Walked the paved trail loop and found some nice flocks of warblers with a total of 13 species. Highlights was a male Black-throated Blue Warbler that was calling with some regularity, a number of Palm, Cape May, Tennessee, and Blackpoll, an Orange-crowned (it called, too), Black-throated Green, and a Magnolia. Back at our house, I added Golden-winged, Blackburnian, and Black + White, plus Blue-headed Vireo.

As many folks are commenting, warblers were few and far between yesterday on the Spring count. Barbara and I only had 12 species, the best being a Mourning, and 4 Prothonotary. Likewise, shorebirds were hardly around, at least where we were, despite all of the flooded fields.

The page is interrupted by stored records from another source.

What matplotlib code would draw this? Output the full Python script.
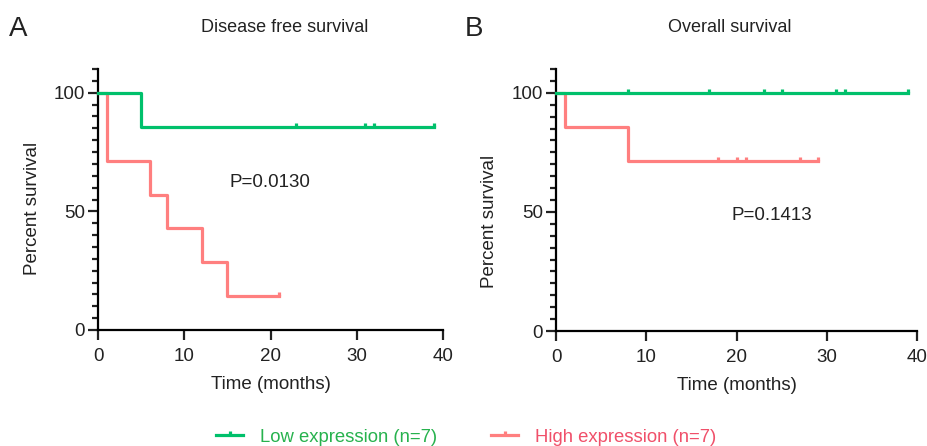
import matplotlib.pyplot as plt
from matplotlib.path import Path
from matplotlib.lines import Line2D

plt.rcParams['font.family'] = ['Liberation Sans', 'DejaVu Sans']

# Disease free survival (panel A)
dfs_low_t = [0, 5, 39]
dfs_low_s = [100, 85.7, 85.7]
dfs_low_cens_t = [23, 31, 32, 39]
dfs_low_cens_s = [85.7, 85.7, 85.7, 85.7]
dfs_high_t = [0, 1, 6, 8, 12, 15, 21]
dfs_high_s = [100, 71.4, 57.1, 42.9, 28.6, 14.3, 14.3]
dfs_high_cens_t = [21]
dfs_high_cens_s = [14.3]

# Overall survival (panel B)
os_low_t = [0, 39]
os_low_s = [100, 100]
os_low_cens_t = [8, 17, 23, 25, 31, 32, 39]
os_low_cens_s = [100] * 7
os_high_t = [0, 1, 8, 29]
os_high_s = [100, 85.7, 71.4, 71.4]
os_high_cens_t = [18, 20, 21, 27, 29]
os_high_cens_s = [71.4] * 5

titles = ["Disease free survival", "Overall survival"]
pvals = ["P=0.0130", "P=0.1413"]
legend_labels = ["Low expression (n=7)", "High expression (n=7)"]

GREEN = "#00c06b"
RED = "#ff7f7f"
GREEN_TXT = "#27b24e"
RED_TXT = "#f0506a"
DARK = "#222222"

# upward censor tick
cens_marker = Path([(0, 0), (0, 1)])

fig = plt.figure(figsize=(9.27, 4.46), dpi=100)
ax_a = fig.add_axes([98/927, 1-330/446, (443-98)/927, (330-69)/446])
ax_b = fig.add_axes([556/927, 1-331/446, (917-556)/927, (331-69)/446])

panels = [
    (ax_a, dfs_low_t, dfs_low_s, dfs_low_cens_t, dfs_low_cens_s,
     dfs_high_t, dfs_high_s, dfs_high_cens_t, dfs_high_cens_s, (19.9, 62), (-0.165, 0.467)),
    (ax_b, os_low_t, os_low_s, os_low_cens_t, os_low_cens_s,
     os_high_t, os_high_s, os_high_cens_t, os_high_cens_s, (23.9, 48.3), (-0.161, 0.42)),
]

for i, (ax, lt, ls, lct, lcs, ht, hs, hct, hcs, ppos, ylab_xy) in enumerate(panels):
    ax.step(ht, hs, where='post', color=RED, lw=2.3, zorder=3, clip_on=False)
    ax.plot(hct, hcs, ls='none', marker=cens_marker, ms=5.5, mew=2.3, color=RED, zorder=3, clip_on=False)
    ax.step(lt, ls, where='post', color=GREEN, lw=2.3, zorder=4, clip_on=False)
    ax.plot(lct, lcs, ls='none', marker=cens_marker, ms=5.5, mew=2.3, color=GREEN, zorder=4, clip_on=False)

    ax.set_xlim(0, 40)
    ax.set_ylim(0, 110)
    ax.spines['top'].set_visible(False)
    ax.spines['right'].set_visible(False)
    ax.spines['left'].set_linewidth(1.6)
    ax.spines['bottom'].set_linewidth(1.6)
    ax.set_xticks([0, 10, 20, 30, 40])
    ax.set_yticks([0, 50, 100])
    ax.set_yticks(range(0, 111, 5), minor=True)
    ax.tick_params(axis='both', which='major', length=7.5, width=1.6, labelsize=13.5, colors=DARK, pad=2)
    ax.tick_params(axis='x', which='major', pad=5.5)
    ax.tick_params(axis='y', which='minor', length=4, width=1.6, color=DARK)
    ax.set_xlabel("Time (months)", fontsize=13.5, color=DARK, labelpad=8)
    ax.set_ylabel("Percent survival", fontsize=13.5, color=DARK)
    ax.yaxis.set_label_coords(*ylab_xy)
    ax.text(ppos[0], ppos[1], pvals[i], fontsize=13.5, ha='center', va='center', color=DARK)

fig.text(285/927, 1-27/446, titles[0], fontsize=13, ha='center', va='center', color=DARK)
fig.text(730/927, 1-27/446, titles[1], fontsize=13, ha='center', va='center', color=DARK)
fig.text(9/927, 1-29/446, "A", fontsize=20, ha='left', va='center', color=DARK)
fig.text(465/927, 1-29/446, "B", fontsize=20, ha='left', va='center', color=DARK)

handles = [
    Line2D([0], [0], color=GREEN, lw=2.3, marker=Path([(0, 0), (0, 0.6)]), ms=6, mew=2.3),
    Line2D([0], [0], color=RED, lw=2.3, marker=Path([(0, 0), (0, 0.6)]), ms=6, mew=2.3),
]
leg = fig.legend(handles, legend_labels, loc='center', bbox_to_anchor=(466/927, 1-437/446),
                 ncol=2, frameon=False, fontsize=13.3, handlelength=1.5, columnspacing=2.9,
                 handletextpad=0.9)
for t, c in zip(leg.get_texts(), [GREEN_TXT, RED_TXT]):
    t.set_color(c)

fig.savefig("out.png", dpi=100)
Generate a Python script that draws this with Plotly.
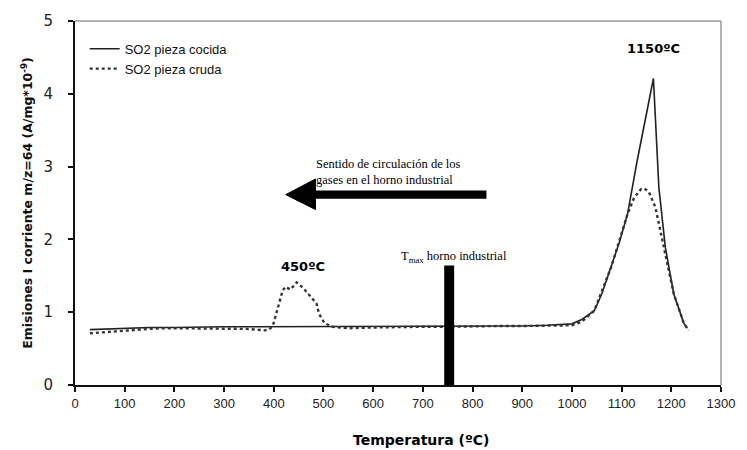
import plotly.graph_objects as go

# Series: SO2 pieza cocida (solid)
t_cocida = [30, 60, 100, 150, 200, 250, 300, 350, 400, 450, 500, 550, 600, 650, 700, 750,
            800, 850, 900, 950, 1000, 1020, 1045, 1060, 1079, 1095, 1112, 1131, 1151, 1164,
            1175, 1188, 1205, 1225, 1232]
y_cocida = [0.76, 0.77, 0.78, 0.79, 0.79, 0.80, 0.80, 0.80, 0.80, 0.80, 0.80, 0.80, 0.81, 0.81,
            0.81, 0.81, 0.80, 0.80, 0.81, 0.82, 0.84, 0.90, 1.02, 1.25, 1.62, 1.95, 2.35, 3.07,
            3.76, 4.21, 2.71, 1.89, 1.25, 0.85, 0.78]

# Series: SO2 pieza cruda (dotted)
t_cruda = [30, 50, 80, 100, 169, 200, 250, 300, 350, 381, 390, 398, 410, 418, 424, 433, 440,
           446, 458, 474, 486, 491, 502, 518, 550, 600, 650, 700, 750, 800, 850, 900, 950,
           1000, 1020, 1045, 1079, 1112, 1125, 1139, 1146, 1155, 1168, 1185, 1205, 1225, 1235]
y_cruda = [0.71, 0.72, 0.74, 0.75, 0.78, 0.78, 0.78, 0.78, 0.77, 0.75, 0.76, 0.81, 1.10, 1.30,
           1.35, 1.31, 1.36, 1.41, 1.34, 1.21, 1.12, 0.98, 0.85, 0.80, 0.78, 0.79, 0.80, 0.80,
           0.80, 0.81, 0.81, 0.81, 0.81, 0.82, 0.87, 1.02, 1.62, 2.35, 2.57, 2.69, 2.70, 2.65,
           2.44, 1.89, 1.25, 0.85, 0.75]

x_ticks = list(range(0, 1301, 100))
y_ticks = [0, 1, 2, 3, 4, 5]

fig = go.Figure()
fig.add_trace(go.Scatter(x=t_cocida, y=y_cocida, mode="lines", name="SO2 pieza cocida",
                         line=dict(color="#222222", width=1.6)))
fig.add_trace(go.Scatter(x=t_cruda, y=y_cruda, mode="lines", name="SO2 pieza cruda",
                         line=dict(color="#333333", width=2.4, dash="dot")))

# T max bar (vertical black bar)
fig.add_shape(type="rect", x0=743, x1=763, y0=0, y1=1.64, fillcolor="black",
              line=dict(width=0), layer="above")
# Arrow: shaft + head
fig.add_shape(type="rect", x0=480, x1=828, y0=2.56, y1=2.67, fillcolor="black",
              line=dict(width=0))
fig.add_shape(type="path", path="M 424 2.615 L 484 2.83 L 484 2.41 Z", fillcolor="black",
              line=dict(color="black", width=1))

# Frame top/right grey
fig.add_shape(type="line", xref="paper", yref="paper", x0=0, x1=1, y0=1, y1=1,
              line=dict(color="#9a9a9a", width=1.5))
fig.add_shape(type="line", xref="paper", yref="paper", x0=1, x1=1, y0=0, y1=1,
              line=dict(color="#9a9a9a", width=1.5))

fig.add_annotation(x=1165, y=4.62, text="<b>1150ºC</b>", showarrow=False,
                   font=dict(family="DejaVu Sans", size=13, color="black"))
fig.add_annotation(x=458, y=1.63, text="<b>450ºC</b>", showarrow=False,
                   font=dict(family="DejaVu Sans", size=13, color="black"))
fig.add_annotation(x=481, y=2.93, text="Sentido de circulación de los<br>gases en el horno industrial",
                   showarrow=False, xanchor="left", align="left",
                   font=dict(family="Liberation Serif", size=12.5, color="black"))
fig.add_annotation(x=763, y=1.76, text="T<sub>max</sub> horno industrial", showarrow=False,
                   font=dict(family="Liberation Serif", size=12.5, color="black"))
fig.add_annotation(xref="paper", yref="paper", x=(425 - 75) / 652, y=-55 / 366,
                   text="<b>Temperatura (ºC)</b>", showarrow=False, yanchor="middle",
                   font=dict(family="DejaVu Sans", size=14, color="black"))

fig.update_layout(
    width=747, height=450,
    margin=dict(l=75, r=20, t=19, b=65),
    paper_bgcolor="white", plot_bgcolor="white",
    showlegend=True,
    legend=dict(x=0.015, y=0.965, xanchor="left", yanchor="top",
                bgcolor="rgba(0,0,0,0)", font=dict(family="Liberation Sans", size=13, color="#111"),
                tracegroupgap=0, itemwidth=30),
    xaxis=dict(range=[0, 1300], tickvals=x_ticks, showgrid=False, zeroline=False,
               showline=True, linecolor="#111", linewidth=2, ticks="outside", ticklen=5,
               tickcolor="#111", tickwidth=1.5,
               tickfont=dict(family="Liberation Sans", size=13, color="#222")),
    yaxis=dict(range=[0, 5], tickvals=y_ticks, showgrid=False, zeroline=False,
               showline=True, linecolor="#111", linewidth=2, ticks="outside", ticklen=5,
               tickcolor="#111", tickwidth=1.5, ticklabelstandoff=12,
               tickfont=dict(family="DejaVu Sans", size=15, color="#222"),
               title=dict(text="<b>Emisiones I corriente m/z=64 (A/mg*10<sup>-9</sup>)</b>",
                          font=dict(family="DejaVu Sans", size=12.5, color="#111"), standoff=8)),
)

fig.write_html("out.html")
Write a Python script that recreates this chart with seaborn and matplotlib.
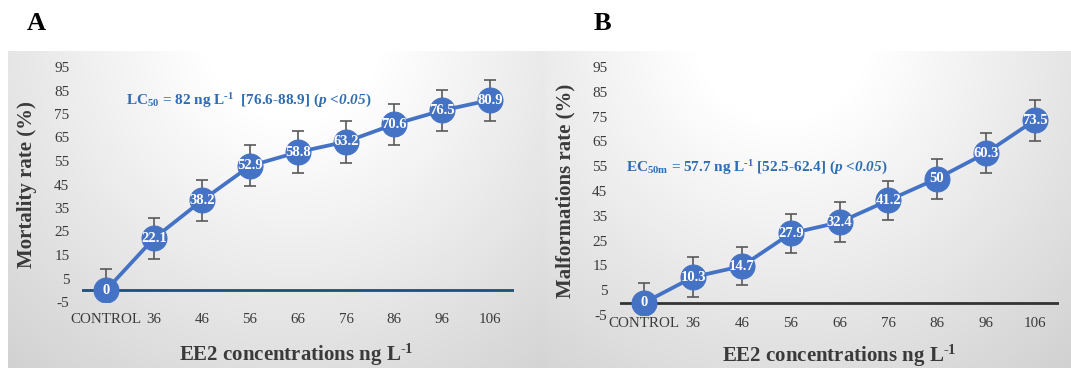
import numpy as np
import matplotlib
matplotlib.use("Agg")
import matplotlib.pyplot as plt
import seaborn as sns

sns.set_style("white")
plt.rcParams['font.family'] = ['Liberation Serif', 'DejaVu Serif']
plt.rcParams['axes.unicode_minus'] = False
plt.rcParams['mathtext.fontset'] = 'custom'
plt.rcParams['mathtext.rm'] = 'Liberation Serif:bold'
plt.rcParams['mathtext.bf'] = 'Liberation Serif:bold'
plt.rcParams['mathtext.it'] = 'Liberation Serif:italic:bold'
plt.rcParams['mathtext.sf'] = 'Liberation Serif:italic:bold'

# data
categories = ['CONTROL', '36', '46', '56', '66', '76', '86', '96', '106']
mortality = [0, 22.1, 38.2, 52.9, 58.8, 63.2, 70.6, 76.5, 80.9]
mortality_err = [9.0, 8.8, 8.7, 8.7, 8.8, 8.9, 8.8, 8.8, 8.7]
malform = [0, 10.3, 14.7, 27.9, 32.4, 41.2, 50, 60.3, 73.5]
malform_err = [7.8, 8.2, 7.7, 7.9, 8.1, 8.0, 8.1, 8.1, 8.2]
yticks = list(range(-5, 96, 10))

BLUE = '#4472C4'
TXT = '#3a3a3a'
W, H = 1071, 368

fig = plt.figure(figsize=(W / 100, H / 100), dpi=100)


def background(x0, x1, y0, y1, cx):
    # radial grey gradient behind each panel
    xs = np.arange(x0, x1)
    ys = np.arange(y0, y1)
    X, Y = np.meshgrid(xs, ys)
    r = np.sqrt((X - cx) ** 2 + (Y - y0 + 20) ** 2)
    v = 255 - np.clip(r - 90, 0, None) * 0.13
    v = np.clip(v, 200, 255) / 255.0
    img = np.dstack([v, v, v])
    bg = fig.add_axes([x0 / W, 1 - y1 / H, (x1 - x0) / W, (y1 - y0) / H], zorder=0)
    bg.imshow(img, aspect='auto', interpolation='bilinear')
    bg.axis('off')


background(8, 545, 51, 368, 293)
background(545, 1071, 51, 368, 782)


def panel(rect, vals, errs, ylabel, axis_color, lab_pad, ylab_pos, xlab_pos):
    ax = fig.add_axes(rect, zorder=1)
    ax.patch.set_alpha(0)
    ax.errorbar(categories, vals, yerr=errs, fmt='none', ecolor='#595959',
                elinewidth=1.2, capsize=4, capthick=1.2, zorder=2)
    ax.axhline(0, color=axis_color, lw=2, zorder=1)
    sns.lineplot(x=categories, y=vals, ax=ax, color=BLUE, lw=2.7, marker='o',
                 markersize=18, markeredgecolor=BLUE, sort=False, zorder=3)
    for i, v in enumerate(vals):
        ax.text(i, v, f'{v:g}', ha='center', va='center', color='white',
                fontsize=10.5, fontweight='bold', zorder=4)
    ax.set_xlim(-0.5, 8.5)
    ax.set_ylim(-5, 95)
    ax.set_yticks(yticks)
    ax.tick_params(axis='y', length=0, pad=9, labelsize=11, labelcolor=TXT)
    ax.tick_params(axis='x', length=0, pad=lab_pad, labelsize=10.8, labelcolor=TXT)
    for s in ax.spines.values():
        s.set_visible(False)
    ax.grid(False)
    ax.set_ylabel(ylabel, fontsize=15, fontweight='bold', color=TXT)
    ax.set_xlabel(r'EE2 concentrations ng L$^{\text{-}1}$', fontsize=15,
                  fontweight='bold', color=TXT)
    ax.yaxis.set_label_coords(*ylab_pos)
    ax.xaxis.set_label_coords(*xlab_pos)
    return ax


axA = panel([82 / W, 1 - 302 / H, 432 / W, 235 / H], mortality, mortality_err,
            'Mortality rate (%)', '#1F4E79', 8, (-0.104, 0.5), (0.495, -0.17))
axA.text(0.42, 80.5,
         r'LC$_{50}$ = 82 ng L$^{\text{-}1}$  [76.6-88.9] ($\mathsf{p}$ <$\mathsf{0.05}$)',
         ha='left', va='center', fontsize=11, fontweight='bold', color='#2E6DB4', zorder=5)

axB = panel([620 / W, 1 - 315 / H, 439 / W, 248 / H], malform, malform_err,
            'Malformations rate (%)', '#333333', 1.5, (-0.1025, 0.5), (0.499, -0.113))
axB.text(-0.37, 54.3,
         r'EC$_{50\mathrm{m}}$ = 57.7 ng L$^{\text{-}1}$ [52.5-62.4] ($\mathsf{p}$ <$\mathsf{0.05}$)',
         ha='left', va='center', fontsize=11, fontweight='bold', color='#2E6DB4', zorder=5)

fig.text(36 / W, 1 - 24 / H, 'A', ha='center', va='center', fontsize=19,
         fontweight='bold', color='black')
fig.text(602 / W, 1 - 23 / H, 'B', ha='center', va='center', fontsize=19,
         fontweight='bold', color='black')

fig.savefig('out.png', dpi=100)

There were a few highlights, though. Perhaps the best was a flock of 12 Cattle Egrets flying east over Telegraph Road near Nieman marsh around 7:10 a.m. We were pleased to hear that Eddie Callaway’s group saw what was likely the same group within 30 minutes or so afterward.

Another sighting that grabbed our attention occured within 5 minutes, when we spotted an Eurasian Collared-dove sitting on the wire along Telegraph Road shortly before Wiegert Road. It flew to the south as we were watching it. We had never seen this species before in Winnebago County.

A King Rail called several times at Nieman Marsh in response to a tape. 4 Virginia Rails were there, as were a bunch of Sora. We had many Green Herons (15), almost all along the Pecatonica River valley. This may be the highest number of that species I have ever seen in one day in Winnebago County.

4 Black Terns were a nice surprise at Lake Summerset. We spotted them while trying to get a decent grasp of the number of swallows flying over the lake (at least 500) and try to figure out what percentage of each species were represented. 2 Lesser Scaup and 3 Ruddy Ducks were on the lake, too.

A Mockingbird livened up the evening on Hauley Road as Eddie, Jennie and Iwere on our way to Sugar River Alder tract to do some owling, and Barbara had a Common Nighthawk at the house at dusk when she returned from birding.

A Clay-colored Sparrow was at the Blackhawk Tree Farm in Rockton.